[Exercise details] Do not include the pictures; repeat the rest of the data exactly.

####################

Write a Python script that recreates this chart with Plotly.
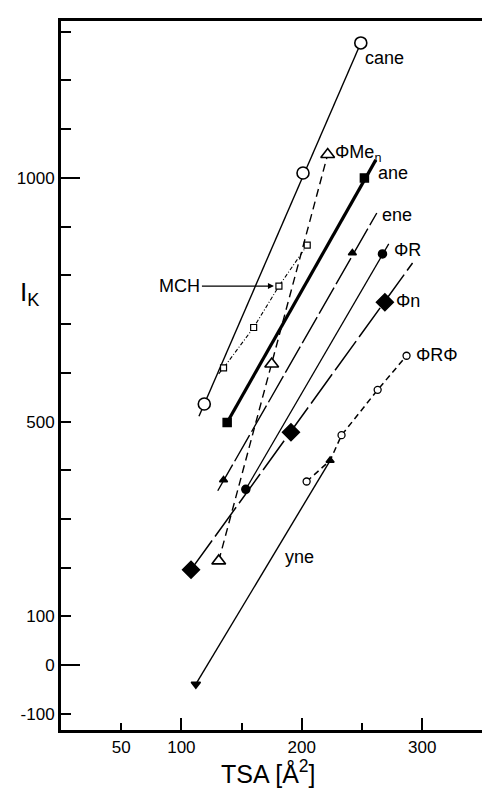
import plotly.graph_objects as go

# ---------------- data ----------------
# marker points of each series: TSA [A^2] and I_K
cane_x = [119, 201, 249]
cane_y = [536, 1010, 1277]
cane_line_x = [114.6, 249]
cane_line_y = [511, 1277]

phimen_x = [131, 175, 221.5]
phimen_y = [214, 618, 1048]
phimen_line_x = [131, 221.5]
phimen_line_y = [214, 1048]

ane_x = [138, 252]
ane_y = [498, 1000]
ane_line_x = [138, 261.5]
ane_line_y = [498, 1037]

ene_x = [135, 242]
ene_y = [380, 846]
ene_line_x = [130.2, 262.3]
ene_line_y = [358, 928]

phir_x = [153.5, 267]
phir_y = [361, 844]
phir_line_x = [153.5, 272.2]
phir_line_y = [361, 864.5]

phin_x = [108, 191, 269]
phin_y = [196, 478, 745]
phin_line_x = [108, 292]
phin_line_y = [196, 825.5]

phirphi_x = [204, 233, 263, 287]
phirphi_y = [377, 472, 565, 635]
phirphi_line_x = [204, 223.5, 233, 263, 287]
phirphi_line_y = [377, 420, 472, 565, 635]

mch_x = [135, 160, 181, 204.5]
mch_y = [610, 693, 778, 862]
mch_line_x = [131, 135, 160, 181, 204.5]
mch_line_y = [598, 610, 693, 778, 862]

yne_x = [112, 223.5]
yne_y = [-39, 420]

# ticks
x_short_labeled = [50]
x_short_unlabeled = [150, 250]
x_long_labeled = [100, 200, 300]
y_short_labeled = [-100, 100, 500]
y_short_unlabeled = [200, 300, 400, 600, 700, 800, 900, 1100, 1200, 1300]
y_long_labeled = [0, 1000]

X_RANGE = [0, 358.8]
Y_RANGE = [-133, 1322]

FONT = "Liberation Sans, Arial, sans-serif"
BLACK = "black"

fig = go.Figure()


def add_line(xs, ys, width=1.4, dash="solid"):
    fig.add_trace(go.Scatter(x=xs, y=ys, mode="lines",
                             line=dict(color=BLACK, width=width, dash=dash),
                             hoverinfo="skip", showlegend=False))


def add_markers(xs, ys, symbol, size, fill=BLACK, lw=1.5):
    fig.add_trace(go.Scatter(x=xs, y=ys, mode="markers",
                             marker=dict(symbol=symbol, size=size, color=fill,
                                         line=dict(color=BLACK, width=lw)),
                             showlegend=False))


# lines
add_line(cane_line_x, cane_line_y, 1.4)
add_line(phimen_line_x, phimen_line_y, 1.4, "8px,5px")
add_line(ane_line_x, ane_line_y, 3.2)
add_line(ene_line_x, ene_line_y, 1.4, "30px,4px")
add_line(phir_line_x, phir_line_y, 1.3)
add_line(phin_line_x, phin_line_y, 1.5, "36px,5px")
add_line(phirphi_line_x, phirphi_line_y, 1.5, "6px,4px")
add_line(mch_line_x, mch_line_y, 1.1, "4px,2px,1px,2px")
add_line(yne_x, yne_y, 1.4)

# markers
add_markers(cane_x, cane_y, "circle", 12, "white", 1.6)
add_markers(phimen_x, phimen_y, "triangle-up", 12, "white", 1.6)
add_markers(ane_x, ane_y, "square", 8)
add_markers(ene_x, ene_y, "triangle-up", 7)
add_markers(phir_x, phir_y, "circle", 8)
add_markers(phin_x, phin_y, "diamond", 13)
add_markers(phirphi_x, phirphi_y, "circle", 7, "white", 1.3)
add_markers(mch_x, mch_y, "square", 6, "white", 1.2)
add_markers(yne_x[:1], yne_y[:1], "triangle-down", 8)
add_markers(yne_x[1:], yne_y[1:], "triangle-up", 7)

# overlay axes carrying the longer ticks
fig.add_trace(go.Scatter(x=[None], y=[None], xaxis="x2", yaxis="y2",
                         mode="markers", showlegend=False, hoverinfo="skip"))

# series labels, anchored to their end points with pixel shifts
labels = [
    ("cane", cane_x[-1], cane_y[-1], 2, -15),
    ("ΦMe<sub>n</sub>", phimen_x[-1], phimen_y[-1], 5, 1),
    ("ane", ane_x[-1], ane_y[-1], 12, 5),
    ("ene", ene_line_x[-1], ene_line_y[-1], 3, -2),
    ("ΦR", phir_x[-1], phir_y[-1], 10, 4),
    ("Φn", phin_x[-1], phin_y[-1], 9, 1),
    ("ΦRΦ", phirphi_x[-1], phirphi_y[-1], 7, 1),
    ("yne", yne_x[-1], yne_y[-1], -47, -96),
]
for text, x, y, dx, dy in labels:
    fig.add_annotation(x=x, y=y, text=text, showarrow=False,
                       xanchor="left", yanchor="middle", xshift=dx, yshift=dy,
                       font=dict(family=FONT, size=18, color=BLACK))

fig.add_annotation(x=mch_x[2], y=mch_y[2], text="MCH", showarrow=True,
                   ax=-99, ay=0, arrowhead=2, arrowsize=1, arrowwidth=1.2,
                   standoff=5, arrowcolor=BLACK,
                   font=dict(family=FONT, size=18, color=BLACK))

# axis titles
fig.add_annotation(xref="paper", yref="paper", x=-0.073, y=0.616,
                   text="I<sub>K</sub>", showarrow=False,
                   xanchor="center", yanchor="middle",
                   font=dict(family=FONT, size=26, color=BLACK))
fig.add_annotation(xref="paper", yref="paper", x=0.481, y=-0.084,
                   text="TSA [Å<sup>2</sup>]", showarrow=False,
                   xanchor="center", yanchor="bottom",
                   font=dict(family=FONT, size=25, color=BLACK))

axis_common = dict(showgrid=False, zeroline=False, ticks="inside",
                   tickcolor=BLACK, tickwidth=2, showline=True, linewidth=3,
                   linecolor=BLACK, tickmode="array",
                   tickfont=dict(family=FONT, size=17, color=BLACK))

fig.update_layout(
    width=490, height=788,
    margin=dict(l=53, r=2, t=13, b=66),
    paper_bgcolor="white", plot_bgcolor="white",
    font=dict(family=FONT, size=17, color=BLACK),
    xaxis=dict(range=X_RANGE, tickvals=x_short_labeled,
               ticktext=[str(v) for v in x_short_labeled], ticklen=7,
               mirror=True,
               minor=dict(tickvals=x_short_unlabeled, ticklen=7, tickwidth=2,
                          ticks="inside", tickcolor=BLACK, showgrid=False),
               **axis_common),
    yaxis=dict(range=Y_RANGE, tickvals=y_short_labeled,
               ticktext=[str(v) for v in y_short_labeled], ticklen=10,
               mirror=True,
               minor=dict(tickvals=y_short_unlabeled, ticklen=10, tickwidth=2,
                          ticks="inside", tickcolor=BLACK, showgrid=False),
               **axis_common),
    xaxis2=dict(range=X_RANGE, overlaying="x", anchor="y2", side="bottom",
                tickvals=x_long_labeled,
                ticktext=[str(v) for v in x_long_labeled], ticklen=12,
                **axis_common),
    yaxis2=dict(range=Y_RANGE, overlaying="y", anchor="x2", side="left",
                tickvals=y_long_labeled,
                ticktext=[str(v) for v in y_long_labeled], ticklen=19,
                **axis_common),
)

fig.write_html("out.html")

####################

[Result]
Write a Python script that recreates this chart with Plotly.
import plotly.graph_objects as go

# ---------------- data ----------------
# marker points of each series: TSA [A^2] and I_K
cane_x = [119, 201, 249]
cane_y = [536, 1010, 1277]
cane_line_x = [114.6, 249]
cane_line_y = [511, 1277]

phimen_x = [131, 175, 221.5]
phimen_y = [214, 618, 1048]
phimen_line_x = [131, 221.5]
phimen_line_y = [214, 1048]

ane_x = [138, 252]
ane_y = [498, 1000]
ane_line_x = [138, 261.5]
ane_line_y = [498, 1037]

ene_x = [135, 242]
ene_y = [380, 846]
ene_line_x = [130.2, 262.3]
ene_line_y = [358, 928]

phir_x = [153.5, 267]
phir_y = [361, 844]
phir_line_x = [153.5, 272.2]
phir_line_y = [361, 864.5]

phin_x = [108, 191, 269]
phin_y = [196, 478, 745]
phin_line_x = [108, 292]
phin_line_y = [196, 825.5]

phirphi_x = [204, 233, 263, 287]
phirphi_y = [377, 472, 565, 635]
phirphi_line_x = [204, 223.5, 233, 263, 287]
phirphi_line_y = [377, 420, 472, 565, 635]

mch_x = [135, 160, 181, 204.5]
mch_y = [610, 693, 778, 862]
mch_line_x = [131, 135, 160, 181, 204.5]
mch_line_y = [598, 610, 693, 778, 862]

yne_x = [112, 223.5]
yne_y = [-39, 420]

# ticks
x_short_labeled = [50]
x_short_unlabeled = [150, 250]
x_long_labeled = [100, 200, 300]
y_short_labeled = [-100, 100, 500]
y_short_unlabeled = [200, 300, 400, 600, 700, 800, 900, 1100, 1200, 1300]
y_long_labeled = [0, 1000]

X_RANGE = [0, 358.8]
Y_RANGE = [-133, 1322]

FONT = "Liberation Sans, Arial, sans-serif"
BLACK = "black"

fig = go.Figure()


def add_line(xs, ys, width=1.4, dash="solid"):
    fig.add_trace(go.Scatter(x=xs, y=ys, mode="lines",
                             line=dict(color=BLACK, width=width, dash=dash),
                             hoverinfo="skip", showlegend=False))


def add_markers(xs, ys, symbol, size, fill=BLACK, lw=1.5):
    fig.add_trace(go.Scatter(x=xs, y=ys, mode="markers",
                             marker=dict(symbol=symbol, size=size, color=fill,
                                         line=dict(color=BLACK, width=lw)),
                             showlegend=False))


# lines
add_line(cane_line_x, cane_line_y, 1.4)
add_line(phimen_line_x, phimen_line_y, 1.4, "8px,5px")
add_line(ane_line_x, ane_line_y, 3.2)
add_line(ene_line_x, ene_line_y, 1.4, "30px,4px")
add_line(phir_line_x, phir_line_y, 1.3)
add_line(phin_line_x, phin_line_y, 1.5, "36px,5px")
add_line(phirphi_line_x, phirphi_line_y, 1.5, "6px,4px")
add_line(mch_line_x, mch_line_y, 1.1, "4px,2px,1px,2px")
add_line(yne_x, yne_y, 1.4)

# markers
add_markers(cane_x, cane_y, "circle", 12, "white", 1.6)
add_markers(phimen_x, phimen_y, "triangle-up", 12, "white", 1.6)
add_markers(ane_x, ane_y, "square", 8)
add_markers(ene_x, ene_y, "triangle-up", 7)
add_markers(phir_x, phir_y, "circle", 8)
add_markers(phin_x, phin_y, "diamond", 13)
add_markers(phirphi_x, phirphi_y, "circle", 7, "white", 1.3)
add_markers(mch_x, mch_y, "square", 6, "white", 1.2)
add_markers(yne_x[:1], yne_y[:1], "triangle-down", 8)
add_markers(yne_x[1:], yne_y[1:], "triangle-up", 7)

# overlay axes carrying the longer ticks
fig.add_trace(go.Scatter(x=[None], y=[None], xaxis="x2", yaxis="y2",
                         mode="markers", showlegend=False, hoverinfo="skip"))

# series labels, anchored to their end points with pixel shifts
labels = [
    ("cane", cane_x[-1], cane_y[-1], 2, -15),
    ("ΦMe<sub>n</sub>", phimen_x[-1], phimen_y[-1], 5, 1),
    ("ane", ane_x[-1], ane_y[-1], 12, 5),
    ("ene", ene_line_x[-1], ene_line_y[-1], 3, -2),
    ("ΦR", phir_x[-1], phir_y[-1], 10, 4),
    ("Φn", phin_x[-1], phin_y[-1], 9, 1),
    ("ΦRΦ", phirphi_x[-1], phirphi_y[-1], 7, 1),
    ("yne", yne_x[-1], yne_y[-1], -47, -96),
]
for text, x, y, dx, dy in labels:
    fig.add_annotation(x=x, y=y, text=text, showarrow=False,
                       xanchor="left", yanchor="middle", xshift=dx, yshift=dy,
                       font=dict(family=FONT, size=18, color=BLACK))

fig.add_annotation(x=mch_x[2], y=mch_y[2], text="MCH", showarrow=True,
                   ax=-99, ay=0, arrowhead=2, arrowsize=1, arrowwidth=1.2,
                   standoff=5, arrowcolor=BLACK,
                   font=dict(family=FONT, size=18, color=BLACK))

# axis titles
fig.add_annotation(xref="paper", yref="paper", x=-0.073, y=0.616,
                   text="I<sub>K</sub>", showarrow=False,
                   xanchor="center", yanchor="middle",
                   font=dict(family=FONT, size=26, color=BLACK))
fig.add_annotation(xref="paper", yref="paper", x=0.481, y=-0.084,
                   text="TSA [Å<sup>2</sup>]", showarrow=False,
                   xanchor="center", yanchor="bottom",
                   font=dict(family=FONT, size=25, color=BLACK))

axis_common = dict(showgrid=False, zeroline=False, ticks="inside",
                   tickcolor=BLACK, tickwidth=2, showline=True, linewidth=3,
                   linecolor=BLACK, tickmode="array",
                   tickfont=dict(family=FONT, size=17, color=BLACK))

fig.update_layout(
    width=490, height=788,
    margin=dict(l=53, r=2, t=13, b=66),
    paper_bgcolor="white", plot_bgcolor="white",
    font=dict(family=FONT, size=17, color=BLACK),
    xaxis=dict(range=X_RANGE, tickvals=x_short_labeled,
               ticktext=[str(v) for v in x_short_labeled], ticklen=7,
               mirror=True,
               minor=dict(tickvals=x_short_unlabeled, ticklen=7, tickwidth=2,
                          ticks="inside", tickcolor=BLACK, showgrid=False),
               **axis_common),
    yaxis=dict(range=Y_RANGE, tickvals=y_short_labeled,
               ticktext=[str(v) for v in y_short_labeled], ticklen=10,
               mirror=True,
               minor=dict(tickvals=y_short_unlabeled, ticklen=10, tickwidth=2,
                          ticks="inside", tickcolor=BLACK, showgrid=False),
               **axis_common),
    xaxis2=dict(range=X_RANGE, overlaying="x", anchor="y2", side="bottom",
                tickvals=x_long_labeled,
                ticktext=[str(v) for v in x_long_labeled], ticklen=12,
                **axis_common),
    yaxis2=dict(range=Y_RANGE, overlaying="y", anchor="x2", side="left",
                tickvals=y_long_labeled,
                ticktext=[str(v) for v in y_long_labeled], ticklen=19,
                **axis_common),
)

fig.write_html("out.html")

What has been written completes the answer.